**Task**
Retype nothing but the lines from the start of the material up to and including the line with "const greyShift = 0.6;". Pictures don't belong in the copy.
────────────────────
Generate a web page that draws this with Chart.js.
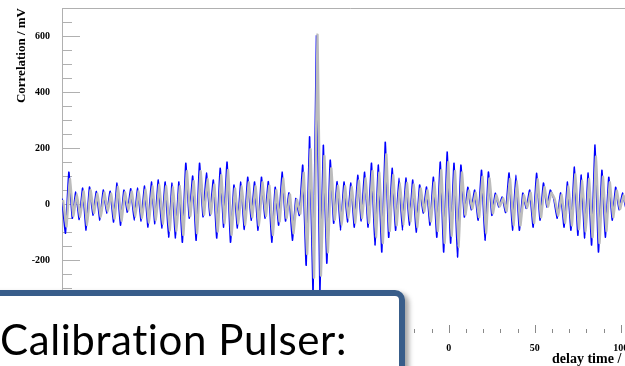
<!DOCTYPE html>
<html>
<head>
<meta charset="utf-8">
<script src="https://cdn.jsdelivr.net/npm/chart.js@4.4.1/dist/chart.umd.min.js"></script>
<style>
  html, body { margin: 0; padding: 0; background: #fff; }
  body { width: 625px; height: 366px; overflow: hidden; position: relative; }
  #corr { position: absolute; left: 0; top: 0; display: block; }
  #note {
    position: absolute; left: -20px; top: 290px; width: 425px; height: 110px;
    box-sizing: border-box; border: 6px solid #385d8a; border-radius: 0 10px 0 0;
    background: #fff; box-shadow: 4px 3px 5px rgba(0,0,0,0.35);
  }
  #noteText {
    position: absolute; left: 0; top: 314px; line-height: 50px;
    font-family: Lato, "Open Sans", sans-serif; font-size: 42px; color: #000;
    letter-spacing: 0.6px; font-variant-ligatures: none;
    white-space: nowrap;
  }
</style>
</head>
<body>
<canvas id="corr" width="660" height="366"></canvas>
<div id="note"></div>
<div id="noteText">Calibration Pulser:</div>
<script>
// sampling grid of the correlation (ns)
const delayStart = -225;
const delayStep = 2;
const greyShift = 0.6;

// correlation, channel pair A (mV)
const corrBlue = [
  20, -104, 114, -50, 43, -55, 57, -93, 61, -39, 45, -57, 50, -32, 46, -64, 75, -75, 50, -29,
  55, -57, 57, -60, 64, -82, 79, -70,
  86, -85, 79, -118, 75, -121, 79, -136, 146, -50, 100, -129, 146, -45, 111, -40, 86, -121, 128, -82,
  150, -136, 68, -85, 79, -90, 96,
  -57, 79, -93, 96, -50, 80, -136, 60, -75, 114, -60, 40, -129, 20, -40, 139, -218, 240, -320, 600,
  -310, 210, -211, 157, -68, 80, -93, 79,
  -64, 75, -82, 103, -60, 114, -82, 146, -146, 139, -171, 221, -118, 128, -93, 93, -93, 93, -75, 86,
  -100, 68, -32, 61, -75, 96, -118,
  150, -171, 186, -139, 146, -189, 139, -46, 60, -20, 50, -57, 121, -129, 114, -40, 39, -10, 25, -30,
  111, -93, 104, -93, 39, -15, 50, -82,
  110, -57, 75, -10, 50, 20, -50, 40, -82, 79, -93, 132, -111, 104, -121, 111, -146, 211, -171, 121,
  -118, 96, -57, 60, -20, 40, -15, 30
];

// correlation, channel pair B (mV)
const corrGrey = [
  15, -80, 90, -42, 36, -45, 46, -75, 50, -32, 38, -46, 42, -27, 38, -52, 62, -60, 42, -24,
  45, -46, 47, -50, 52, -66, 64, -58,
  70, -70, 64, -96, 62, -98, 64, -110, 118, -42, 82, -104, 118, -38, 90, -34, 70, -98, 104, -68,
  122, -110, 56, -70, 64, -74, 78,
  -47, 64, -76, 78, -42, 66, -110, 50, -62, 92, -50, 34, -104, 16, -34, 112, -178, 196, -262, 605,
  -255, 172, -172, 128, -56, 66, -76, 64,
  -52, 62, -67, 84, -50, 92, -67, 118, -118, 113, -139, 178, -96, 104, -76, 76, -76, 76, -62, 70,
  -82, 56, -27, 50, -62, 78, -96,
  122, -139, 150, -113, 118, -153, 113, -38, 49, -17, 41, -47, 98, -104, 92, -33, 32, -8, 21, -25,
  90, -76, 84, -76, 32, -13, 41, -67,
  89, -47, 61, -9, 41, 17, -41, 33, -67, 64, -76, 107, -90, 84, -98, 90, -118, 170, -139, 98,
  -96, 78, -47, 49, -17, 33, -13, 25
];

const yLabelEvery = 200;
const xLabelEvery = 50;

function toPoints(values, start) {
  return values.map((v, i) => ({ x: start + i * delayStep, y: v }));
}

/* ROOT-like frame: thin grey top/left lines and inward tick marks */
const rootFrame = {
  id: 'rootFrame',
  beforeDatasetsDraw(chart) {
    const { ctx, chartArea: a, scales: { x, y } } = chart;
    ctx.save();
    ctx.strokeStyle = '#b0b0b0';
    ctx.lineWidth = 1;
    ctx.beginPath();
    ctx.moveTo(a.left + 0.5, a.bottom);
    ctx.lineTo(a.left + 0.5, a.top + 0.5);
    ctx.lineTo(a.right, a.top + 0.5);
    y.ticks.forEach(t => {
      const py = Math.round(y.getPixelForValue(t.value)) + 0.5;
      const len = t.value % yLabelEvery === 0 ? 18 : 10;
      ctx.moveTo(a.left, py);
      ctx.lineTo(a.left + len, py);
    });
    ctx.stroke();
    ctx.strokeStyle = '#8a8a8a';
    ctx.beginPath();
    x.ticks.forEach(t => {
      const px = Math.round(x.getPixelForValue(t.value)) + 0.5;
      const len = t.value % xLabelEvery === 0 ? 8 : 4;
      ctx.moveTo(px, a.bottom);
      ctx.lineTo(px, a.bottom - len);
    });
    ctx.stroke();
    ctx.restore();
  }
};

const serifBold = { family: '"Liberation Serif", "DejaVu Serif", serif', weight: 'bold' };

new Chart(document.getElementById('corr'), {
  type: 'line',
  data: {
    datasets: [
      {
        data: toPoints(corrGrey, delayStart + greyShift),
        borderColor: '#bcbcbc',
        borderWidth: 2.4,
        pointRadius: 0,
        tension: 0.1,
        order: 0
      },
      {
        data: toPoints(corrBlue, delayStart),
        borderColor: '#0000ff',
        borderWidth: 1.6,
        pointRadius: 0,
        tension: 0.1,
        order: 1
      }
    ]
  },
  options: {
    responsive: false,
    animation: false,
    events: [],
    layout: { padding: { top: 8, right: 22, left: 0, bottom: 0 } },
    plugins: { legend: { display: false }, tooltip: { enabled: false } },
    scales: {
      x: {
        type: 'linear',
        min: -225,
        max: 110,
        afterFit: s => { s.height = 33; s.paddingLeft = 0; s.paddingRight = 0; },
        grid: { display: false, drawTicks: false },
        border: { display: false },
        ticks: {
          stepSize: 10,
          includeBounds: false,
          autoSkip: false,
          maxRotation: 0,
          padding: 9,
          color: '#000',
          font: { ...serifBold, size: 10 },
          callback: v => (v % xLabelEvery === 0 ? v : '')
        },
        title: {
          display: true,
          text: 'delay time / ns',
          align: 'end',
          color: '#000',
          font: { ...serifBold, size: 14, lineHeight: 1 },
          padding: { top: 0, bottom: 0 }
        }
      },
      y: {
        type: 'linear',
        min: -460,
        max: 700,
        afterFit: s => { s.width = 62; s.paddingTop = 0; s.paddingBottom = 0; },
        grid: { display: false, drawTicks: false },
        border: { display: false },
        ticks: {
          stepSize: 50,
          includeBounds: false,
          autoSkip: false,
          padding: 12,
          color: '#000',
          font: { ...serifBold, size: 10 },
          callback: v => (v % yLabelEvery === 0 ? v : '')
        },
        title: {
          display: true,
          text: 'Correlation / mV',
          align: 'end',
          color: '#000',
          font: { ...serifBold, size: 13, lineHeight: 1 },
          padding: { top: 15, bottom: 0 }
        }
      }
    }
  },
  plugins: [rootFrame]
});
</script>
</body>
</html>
────────────────────
**Correct response**
Generate a web page that draws this with Chart.js.
<!DOCTYPE html>
<html>
<head>
<meta charset="utf-8">
<script src="https://cdn.jsdelivr.net/npm/chart.js@4.4.1/dist/chart.umd.min.js"></script>
<style>
  html, body { margin: 0; padding: 0; background: #fff; }
  body { width: 625px; height: 366px; overflow: hidden; position: relative; }
  #corr { position: absolute; left: 0; top: 0; display: block; }
  #note {
    position: absolute; left: -20px; top: 290px; width: 425px; height: 110px;
    box-sizing: border-box; border: 6px solid #385d8a; border-radius: 0 10px 0 0;
    background: #fff; box-shadow: 4px 3px 5px rgba(0,0,0,0.35);
  }
  #noteText {
    position: absolute; left: 0; top: 314px; line-height: 50px;
    font-family: Lato, "Open Sans", sans-serif; font-size: 42px; color: #000;
    letter-spacing: 0.6px; font-variant-ligatures: none;
    white-space: nowrap;
  }
</style>
</head>
<body>
<canvas id="corr" width="660" height="366"></canvas>
<div id="note"></div>
<div id="noteText">Calibration Pulser:</div>
<script>
// sampling grid of the correlation (ns)
const delayStart = -225;
const delayStep = 2;
const greyShift = 0.6;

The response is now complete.